Goal of the exercise: Copy out the lines of the records below, and only those lines, from the one with "Reproduce this chart" through the one with "const xUnit = 'eV';", exactly as they appear.

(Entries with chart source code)

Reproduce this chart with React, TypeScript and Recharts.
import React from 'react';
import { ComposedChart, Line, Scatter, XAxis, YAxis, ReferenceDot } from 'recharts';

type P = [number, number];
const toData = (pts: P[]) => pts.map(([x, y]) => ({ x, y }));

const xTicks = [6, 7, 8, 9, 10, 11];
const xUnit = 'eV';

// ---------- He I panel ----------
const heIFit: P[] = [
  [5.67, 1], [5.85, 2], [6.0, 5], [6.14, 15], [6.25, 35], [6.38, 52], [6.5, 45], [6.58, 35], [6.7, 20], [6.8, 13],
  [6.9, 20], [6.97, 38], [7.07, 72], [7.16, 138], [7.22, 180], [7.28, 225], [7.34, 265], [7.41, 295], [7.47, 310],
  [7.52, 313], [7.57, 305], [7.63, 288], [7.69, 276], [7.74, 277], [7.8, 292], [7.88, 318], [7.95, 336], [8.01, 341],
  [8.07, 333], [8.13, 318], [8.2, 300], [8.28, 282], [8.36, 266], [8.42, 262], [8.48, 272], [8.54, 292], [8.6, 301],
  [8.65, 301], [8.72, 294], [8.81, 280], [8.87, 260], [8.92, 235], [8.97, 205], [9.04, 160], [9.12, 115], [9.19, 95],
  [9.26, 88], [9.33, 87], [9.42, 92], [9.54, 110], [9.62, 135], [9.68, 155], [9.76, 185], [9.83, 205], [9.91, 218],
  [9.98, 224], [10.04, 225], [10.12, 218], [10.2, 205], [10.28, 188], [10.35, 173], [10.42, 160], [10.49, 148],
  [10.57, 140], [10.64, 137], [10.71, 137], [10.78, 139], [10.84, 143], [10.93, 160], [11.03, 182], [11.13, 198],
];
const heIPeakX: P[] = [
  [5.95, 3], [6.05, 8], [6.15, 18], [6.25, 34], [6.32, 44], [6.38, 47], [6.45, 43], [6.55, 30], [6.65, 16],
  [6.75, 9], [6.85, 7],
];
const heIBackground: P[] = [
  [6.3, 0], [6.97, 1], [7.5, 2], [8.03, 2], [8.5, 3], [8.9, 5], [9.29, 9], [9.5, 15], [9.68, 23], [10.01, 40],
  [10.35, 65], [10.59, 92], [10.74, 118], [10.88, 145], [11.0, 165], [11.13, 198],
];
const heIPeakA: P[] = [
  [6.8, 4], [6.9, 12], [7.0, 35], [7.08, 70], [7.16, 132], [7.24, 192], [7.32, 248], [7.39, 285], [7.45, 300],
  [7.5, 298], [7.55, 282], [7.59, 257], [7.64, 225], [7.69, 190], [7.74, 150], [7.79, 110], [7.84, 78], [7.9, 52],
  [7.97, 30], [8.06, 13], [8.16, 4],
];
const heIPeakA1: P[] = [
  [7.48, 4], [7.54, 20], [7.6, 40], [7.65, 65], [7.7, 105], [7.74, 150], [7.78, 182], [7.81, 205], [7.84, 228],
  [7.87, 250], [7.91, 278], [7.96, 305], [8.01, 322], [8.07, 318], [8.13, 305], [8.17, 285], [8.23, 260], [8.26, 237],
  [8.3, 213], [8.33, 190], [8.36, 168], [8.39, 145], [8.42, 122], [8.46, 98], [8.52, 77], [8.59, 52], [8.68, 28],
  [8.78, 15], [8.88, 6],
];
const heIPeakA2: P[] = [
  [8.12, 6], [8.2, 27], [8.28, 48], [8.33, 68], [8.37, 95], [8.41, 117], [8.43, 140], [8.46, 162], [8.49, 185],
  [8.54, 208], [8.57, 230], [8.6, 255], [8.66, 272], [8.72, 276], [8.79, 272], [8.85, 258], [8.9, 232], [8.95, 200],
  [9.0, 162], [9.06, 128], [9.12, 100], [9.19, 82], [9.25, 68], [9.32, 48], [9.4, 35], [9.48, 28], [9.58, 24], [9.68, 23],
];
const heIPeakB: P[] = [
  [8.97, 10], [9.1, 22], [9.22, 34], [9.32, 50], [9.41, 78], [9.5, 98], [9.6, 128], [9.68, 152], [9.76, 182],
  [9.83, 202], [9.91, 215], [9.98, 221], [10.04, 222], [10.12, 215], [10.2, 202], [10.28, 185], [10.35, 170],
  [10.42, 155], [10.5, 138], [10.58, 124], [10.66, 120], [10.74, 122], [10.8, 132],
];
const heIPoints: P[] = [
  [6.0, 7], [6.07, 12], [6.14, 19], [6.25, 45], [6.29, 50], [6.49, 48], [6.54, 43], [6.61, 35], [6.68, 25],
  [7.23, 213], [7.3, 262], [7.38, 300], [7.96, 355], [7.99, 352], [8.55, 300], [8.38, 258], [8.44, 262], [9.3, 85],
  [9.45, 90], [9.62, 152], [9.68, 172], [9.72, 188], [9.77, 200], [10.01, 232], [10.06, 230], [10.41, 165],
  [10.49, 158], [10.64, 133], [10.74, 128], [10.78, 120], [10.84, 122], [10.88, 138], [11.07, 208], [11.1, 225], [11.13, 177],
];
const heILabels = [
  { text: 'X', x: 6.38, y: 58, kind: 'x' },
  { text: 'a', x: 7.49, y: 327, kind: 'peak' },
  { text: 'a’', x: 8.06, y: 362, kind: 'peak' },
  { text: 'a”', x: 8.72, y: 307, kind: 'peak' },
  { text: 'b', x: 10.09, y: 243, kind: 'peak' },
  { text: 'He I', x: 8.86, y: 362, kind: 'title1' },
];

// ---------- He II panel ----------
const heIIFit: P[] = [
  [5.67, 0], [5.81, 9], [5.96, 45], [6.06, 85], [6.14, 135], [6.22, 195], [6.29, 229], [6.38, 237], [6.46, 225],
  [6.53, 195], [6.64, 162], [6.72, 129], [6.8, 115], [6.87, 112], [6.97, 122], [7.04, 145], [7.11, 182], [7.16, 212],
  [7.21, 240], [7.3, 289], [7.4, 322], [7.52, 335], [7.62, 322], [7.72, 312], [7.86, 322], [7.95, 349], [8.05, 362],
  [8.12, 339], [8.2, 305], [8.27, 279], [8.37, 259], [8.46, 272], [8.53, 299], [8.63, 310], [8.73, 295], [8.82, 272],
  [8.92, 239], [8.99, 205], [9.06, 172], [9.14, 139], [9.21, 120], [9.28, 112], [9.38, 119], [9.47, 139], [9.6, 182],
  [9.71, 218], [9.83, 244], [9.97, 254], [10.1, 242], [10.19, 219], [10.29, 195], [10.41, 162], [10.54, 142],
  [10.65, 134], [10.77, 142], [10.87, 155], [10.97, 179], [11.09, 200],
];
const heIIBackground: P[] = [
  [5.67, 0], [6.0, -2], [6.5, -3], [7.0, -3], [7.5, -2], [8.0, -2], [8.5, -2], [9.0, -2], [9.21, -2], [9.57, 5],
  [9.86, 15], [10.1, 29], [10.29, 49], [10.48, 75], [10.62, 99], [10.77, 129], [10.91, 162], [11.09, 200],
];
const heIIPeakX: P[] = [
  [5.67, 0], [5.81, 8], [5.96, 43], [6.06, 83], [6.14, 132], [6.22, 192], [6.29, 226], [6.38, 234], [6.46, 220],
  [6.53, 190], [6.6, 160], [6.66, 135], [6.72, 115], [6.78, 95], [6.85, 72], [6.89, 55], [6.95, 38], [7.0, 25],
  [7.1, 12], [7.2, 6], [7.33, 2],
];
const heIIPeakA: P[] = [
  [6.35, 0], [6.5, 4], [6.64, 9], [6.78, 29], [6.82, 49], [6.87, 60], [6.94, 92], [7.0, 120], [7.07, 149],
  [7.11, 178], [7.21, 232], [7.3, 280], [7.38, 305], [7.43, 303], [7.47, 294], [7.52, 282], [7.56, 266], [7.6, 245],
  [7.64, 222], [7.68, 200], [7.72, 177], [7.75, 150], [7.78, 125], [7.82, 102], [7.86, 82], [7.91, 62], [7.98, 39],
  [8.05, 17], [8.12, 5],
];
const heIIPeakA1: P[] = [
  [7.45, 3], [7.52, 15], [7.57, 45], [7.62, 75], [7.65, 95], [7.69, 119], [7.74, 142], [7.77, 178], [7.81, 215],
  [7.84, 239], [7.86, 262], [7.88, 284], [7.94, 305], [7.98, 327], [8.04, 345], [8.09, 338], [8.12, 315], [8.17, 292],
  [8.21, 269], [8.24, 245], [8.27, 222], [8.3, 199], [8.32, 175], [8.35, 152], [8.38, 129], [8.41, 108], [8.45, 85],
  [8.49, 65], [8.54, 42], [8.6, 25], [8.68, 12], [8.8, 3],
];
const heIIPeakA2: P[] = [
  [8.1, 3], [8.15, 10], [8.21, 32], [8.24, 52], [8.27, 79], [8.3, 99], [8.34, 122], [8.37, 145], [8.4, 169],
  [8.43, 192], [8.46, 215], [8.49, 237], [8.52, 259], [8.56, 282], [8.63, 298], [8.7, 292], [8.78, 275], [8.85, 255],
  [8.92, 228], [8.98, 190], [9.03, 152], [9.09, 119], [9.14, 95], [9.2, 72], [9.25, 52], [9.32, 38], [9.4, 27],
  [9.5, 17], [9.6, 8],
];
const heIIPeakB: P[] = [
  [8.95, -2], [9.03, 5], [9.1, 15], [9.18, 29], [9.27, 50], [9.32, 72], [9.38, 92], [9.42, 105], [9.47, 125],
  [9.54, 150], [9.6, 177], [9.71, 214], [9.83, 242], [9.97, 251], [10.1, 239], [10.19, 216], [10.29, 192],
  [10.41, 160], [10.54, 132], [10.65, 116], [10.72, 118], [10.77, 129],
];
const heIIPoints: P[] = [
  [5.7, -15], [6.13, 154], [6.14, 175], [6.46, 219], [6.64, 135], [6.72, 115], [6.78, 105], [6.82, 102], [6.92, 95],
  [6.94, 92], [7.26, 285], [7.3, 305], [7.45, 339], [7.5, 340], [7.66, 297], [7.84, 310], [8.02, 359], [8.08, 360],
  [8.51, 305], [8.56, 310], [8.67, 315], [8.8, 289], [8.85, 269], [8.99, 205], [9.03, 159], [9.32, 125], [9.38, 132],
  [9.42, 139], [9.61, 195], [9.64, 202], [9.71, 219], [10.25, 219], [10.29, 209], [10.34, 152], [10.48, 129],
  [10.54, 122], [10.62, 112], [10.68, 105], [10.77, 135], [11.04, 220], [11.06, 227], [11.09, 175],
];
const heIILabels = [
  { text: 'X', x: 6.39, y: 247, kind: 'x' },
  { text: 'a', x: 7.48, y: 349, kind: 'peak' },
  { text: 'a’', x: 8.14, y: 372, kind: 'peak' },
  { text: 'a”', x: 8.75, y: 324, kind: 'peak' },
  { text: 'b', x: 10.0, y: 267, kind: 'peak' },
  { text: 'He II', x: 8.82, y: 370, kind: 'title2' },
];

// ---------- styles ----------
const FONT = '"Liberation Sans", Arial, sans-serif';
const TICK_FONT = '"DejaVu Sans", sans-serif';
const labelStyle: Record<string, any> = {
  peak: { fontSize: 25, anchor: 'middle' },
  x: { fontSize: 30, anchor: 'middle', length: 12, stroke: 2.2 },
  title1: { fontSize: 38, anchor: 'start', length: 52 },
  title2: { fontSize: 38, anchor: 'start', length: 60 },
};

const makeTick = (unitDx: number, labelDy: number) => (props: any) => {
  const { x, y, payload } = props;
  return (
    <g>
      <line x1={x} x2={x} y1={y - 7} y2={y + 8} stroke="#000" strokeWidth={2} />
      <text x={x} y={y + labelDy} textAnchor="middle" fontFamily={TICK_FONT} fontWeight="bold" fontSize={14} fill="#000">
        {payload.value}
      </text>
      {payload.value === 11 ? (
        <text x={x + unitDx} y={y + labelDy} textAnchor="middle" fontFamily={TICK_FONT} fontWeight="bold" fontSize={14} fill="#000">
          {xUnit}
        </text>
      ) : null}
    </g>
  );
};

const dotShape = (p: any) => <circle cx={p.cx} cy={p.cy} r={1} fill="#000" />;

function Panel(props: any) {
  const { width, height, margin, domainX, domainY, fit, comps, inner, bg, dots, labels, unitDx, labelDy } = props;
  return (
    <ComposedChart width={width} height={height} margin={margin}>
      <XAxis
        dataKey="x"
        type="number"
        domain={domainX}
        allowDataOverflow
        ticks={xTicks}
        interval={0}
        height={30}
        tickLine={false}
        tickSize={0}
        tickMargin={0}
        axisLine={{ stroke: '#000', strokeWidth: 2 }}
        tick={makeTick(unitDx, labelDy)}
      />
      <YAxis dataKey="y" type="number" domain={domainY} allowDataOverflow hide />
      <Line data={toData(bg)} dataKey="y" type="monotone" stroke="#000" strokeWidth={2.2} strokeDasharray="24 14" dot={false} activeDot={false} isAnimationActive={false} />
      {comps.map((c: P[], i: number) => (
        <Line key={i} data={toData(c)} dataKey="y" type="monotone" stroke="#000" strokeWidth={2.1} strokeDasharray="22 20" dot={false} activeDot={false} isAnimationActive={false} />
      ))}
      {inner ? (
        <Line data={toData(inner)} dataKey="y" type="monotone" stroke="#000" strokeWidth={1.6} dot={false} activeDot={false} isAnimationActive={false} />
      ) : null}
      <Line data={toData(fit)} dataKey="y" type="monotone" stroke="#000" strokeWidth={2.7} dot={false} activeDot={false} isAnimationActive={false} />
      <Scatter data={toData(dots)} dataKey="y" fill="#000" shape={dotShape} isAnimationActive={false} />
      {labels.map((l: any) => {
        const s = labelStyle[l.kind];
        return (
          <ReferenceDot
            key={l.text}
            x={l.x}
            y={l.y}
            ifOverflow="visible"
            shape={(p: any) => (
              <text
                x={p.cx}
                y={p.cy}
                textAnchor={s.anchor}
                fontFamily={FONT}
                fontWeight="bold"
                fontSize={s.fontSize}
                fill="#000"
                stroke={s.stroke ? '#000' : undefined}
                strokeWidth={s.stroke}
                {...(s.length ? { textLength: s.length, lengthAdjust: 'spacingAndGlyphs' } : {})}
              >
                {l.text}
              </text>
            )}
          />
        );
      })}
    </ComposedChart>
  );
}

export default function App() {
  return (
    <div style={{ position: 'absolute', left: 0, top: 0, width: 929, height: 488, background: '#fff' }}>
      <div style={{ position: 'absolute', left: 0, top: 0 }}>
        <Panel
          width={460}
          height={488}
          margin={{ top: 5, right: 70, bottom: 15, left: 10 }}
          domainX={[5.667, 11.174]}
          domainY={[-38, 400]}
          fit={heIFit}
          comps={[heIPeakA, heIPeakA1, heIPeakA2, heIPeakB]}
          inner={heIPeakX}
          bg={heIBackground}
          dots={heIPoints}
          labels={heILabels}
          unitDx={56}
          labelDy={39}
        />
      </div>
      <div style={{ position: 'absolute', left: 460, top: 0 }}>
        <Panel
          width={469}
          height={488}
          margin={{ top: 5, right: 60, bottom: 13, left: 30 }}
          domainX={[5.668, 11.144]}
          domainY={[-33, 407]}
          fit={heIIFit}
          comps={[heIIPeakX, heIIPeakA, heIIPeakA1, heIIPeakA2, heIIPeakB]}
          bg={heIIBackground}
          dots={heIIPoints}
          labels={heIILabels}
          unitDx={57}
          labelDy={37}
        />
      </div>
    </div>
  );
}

--

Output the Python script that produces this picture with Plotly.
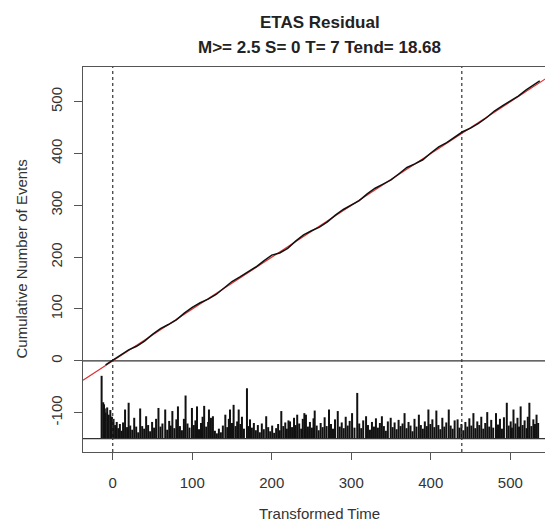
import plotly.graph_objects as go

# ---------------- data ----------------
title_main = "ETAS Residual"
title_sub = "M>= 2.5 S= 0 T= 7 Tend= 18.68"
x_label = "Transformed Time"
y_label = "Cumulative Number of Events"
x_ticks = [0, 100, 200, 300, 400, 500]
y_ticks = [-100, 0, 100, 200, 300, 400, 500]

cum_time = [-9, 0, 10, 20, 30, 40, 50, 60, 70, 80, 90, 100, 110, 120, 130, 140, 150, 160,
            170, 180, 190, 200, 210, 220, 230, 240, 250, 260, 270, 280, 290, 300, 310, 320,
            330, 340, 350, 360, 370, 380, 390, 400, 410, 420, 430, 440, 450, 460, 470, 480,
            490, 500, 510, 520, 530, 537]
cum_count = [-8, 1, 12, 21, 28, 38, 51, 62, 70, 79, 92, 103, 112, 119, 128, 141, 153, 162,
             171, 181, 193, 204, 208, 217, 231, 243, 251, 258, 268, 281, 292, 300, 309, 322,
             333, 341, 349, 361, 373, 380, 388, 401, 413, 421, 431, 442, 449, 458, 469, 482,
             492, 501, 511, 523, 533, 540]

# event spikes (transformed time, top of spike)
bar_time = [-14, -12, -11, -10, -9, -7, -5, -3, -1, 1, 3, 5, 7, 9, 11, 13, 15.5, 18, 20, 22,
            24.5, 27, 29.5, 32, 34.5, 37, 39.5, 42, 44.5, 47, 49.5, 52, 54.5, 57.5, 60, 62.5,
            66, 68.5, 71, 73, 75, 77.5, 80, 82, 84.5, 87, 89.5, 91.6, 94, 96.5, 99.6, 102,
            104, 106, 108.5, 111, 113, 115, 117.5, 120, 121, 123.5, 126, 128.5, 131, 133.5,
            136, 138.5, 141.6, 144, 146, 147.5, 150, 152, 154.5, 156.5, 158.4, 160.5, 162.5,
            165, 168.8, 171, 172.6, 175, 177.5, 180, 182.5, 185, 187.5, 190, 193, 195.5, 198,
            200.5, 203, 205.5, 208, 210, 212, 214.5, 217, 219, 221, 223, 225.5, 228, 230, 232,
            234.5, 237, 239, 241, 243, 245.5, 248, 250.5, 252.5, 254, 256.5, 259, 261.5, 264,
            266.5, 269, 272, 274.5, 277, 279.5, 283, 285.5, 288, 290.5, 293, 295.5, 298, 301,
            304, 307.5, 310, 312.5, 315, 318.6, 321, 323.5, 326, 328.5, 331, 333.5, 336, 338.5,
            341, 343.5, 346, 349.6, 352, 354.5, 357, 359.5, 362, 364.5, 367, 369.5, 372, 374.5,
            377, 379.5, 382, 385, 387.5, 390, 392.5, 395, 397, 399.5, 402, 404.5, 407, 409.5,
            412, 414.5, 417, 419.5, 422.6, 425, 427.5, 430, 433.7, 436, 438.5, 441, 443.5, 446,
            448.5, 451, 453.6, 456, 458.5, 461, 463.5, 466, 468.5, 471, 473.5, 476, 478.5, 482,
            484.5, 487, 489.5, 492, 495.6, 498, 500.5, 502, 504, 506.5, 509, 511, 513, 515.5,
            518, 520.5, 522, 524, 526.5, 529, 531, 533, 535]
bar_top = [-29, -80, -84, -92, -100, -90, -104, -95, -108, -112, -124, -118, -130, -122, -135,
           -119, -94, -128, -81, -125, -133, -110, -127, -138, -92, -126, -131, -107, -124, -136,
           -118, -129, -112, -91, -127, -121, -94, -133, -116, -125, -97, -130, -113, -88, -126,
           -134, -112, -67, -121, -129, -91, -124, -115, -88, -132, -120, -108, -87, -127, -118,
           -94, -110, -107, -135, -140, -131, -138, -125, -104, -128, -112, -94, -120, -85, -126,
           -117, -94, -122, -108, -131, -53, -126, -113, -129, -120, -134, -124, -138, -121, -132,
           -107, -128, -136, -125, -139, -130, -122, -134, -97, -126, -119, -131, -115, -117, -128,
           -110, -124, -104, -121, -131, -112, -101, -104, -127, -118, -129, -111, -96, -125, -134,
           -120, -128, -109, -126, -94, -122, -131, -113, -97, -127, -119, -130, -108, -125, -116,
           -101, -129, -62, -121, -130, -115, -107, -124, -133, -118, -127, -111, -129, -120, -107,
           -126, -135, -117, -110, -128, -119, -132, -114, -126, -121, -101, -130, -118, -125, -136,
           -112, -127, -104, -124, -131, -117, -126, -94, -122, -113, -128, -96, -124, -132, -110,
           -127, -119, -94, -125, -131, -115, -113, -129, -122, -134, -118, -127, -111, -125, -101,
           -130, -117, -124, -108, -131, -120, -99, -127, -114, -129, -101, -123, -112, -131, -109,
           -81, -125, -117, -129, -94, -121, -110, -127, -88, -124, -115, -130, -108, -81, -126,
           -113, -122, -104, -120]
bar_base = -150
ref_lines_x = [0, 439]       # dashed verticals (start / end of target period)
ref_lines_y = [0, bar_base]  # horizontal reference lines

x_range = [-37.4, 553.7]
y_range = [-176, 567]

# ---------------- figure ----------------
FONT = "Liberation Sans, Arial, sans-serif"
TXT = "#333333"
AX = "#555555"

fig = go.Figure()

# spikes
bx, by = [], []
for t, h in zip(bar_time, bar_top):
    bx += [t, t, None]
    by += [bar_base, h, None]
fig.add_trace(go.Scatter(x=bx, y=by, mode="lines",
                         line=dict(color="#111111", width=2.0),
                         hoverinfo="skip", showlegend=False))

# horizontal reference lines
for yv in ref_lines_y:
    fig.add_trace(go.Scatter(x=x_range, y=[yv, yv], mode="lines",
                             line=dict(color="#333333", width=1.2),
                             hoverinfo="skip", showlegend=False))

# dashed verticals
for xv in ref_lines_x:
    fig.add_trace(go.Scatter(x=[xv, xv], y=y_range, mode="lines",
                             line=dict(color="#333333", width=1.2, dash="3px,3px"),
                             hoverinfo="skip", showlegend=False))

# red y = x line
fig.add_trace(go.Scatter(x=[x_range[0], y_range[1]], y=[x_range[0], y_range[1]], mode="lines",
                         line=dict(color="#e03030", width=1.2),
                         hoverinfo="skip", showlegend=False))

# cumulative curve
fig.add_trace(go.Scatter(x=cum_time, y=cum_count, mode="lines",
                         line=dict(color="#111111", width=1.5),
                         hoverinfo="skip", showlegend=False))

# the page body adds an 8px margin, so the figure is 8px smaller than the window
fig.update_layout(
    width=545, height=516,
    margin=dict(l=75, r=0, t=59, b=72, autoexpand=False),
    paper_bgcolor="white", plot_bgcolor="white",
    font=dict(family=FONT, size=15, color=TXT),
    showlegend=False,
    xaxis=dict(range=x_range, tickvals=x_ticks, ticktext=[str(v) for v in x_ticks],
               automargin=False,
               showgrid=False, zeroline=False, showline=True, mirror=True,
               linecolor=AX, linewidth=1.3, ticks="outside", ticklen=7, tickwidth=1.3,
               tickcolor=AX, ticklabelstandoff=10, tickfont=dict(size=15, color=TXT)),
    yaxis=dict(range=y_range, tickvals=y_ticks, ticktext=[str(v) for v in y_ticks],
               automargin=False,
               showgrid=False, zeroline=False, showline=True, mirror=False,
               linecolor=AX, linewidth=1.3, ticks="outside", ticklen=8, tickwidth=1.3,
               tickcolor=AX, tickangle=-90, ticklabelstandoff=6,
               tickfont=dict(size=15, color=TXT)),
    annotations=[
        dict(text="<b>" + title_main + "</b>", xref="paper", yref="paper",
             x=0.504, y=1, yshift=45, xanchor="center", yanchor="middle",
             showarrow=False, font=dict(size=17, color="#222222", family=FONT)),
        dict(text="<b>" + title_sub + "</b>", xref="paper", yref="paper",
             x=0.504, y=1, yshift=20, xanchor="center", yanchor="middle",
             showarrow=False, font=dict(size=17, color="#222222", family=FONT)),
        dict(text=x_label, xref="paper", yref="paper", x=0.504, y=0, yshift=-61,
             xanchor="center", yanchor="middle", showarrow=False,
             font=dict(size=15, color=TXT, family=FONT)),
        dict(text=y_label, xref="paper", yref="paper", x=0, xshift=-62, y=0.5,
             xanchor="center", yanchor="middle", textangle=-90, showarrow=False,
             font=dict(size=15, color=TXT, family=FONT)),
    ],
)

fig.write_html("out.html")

Task result:
Reproduce this chart with React, TypeScript and Recharts.
import React from 'react';
import { ComposedChart, Line, Scatter, XAxis, YAxis, ReferenceDot } from 'recharts';

type P = [number, number];
const toData = (pts: P[]) => pts.map(([x, y]) => ({ x, y }));

const xTicks = [6, 7, 8, 9, 10, 11];
const xUnit = 'eV';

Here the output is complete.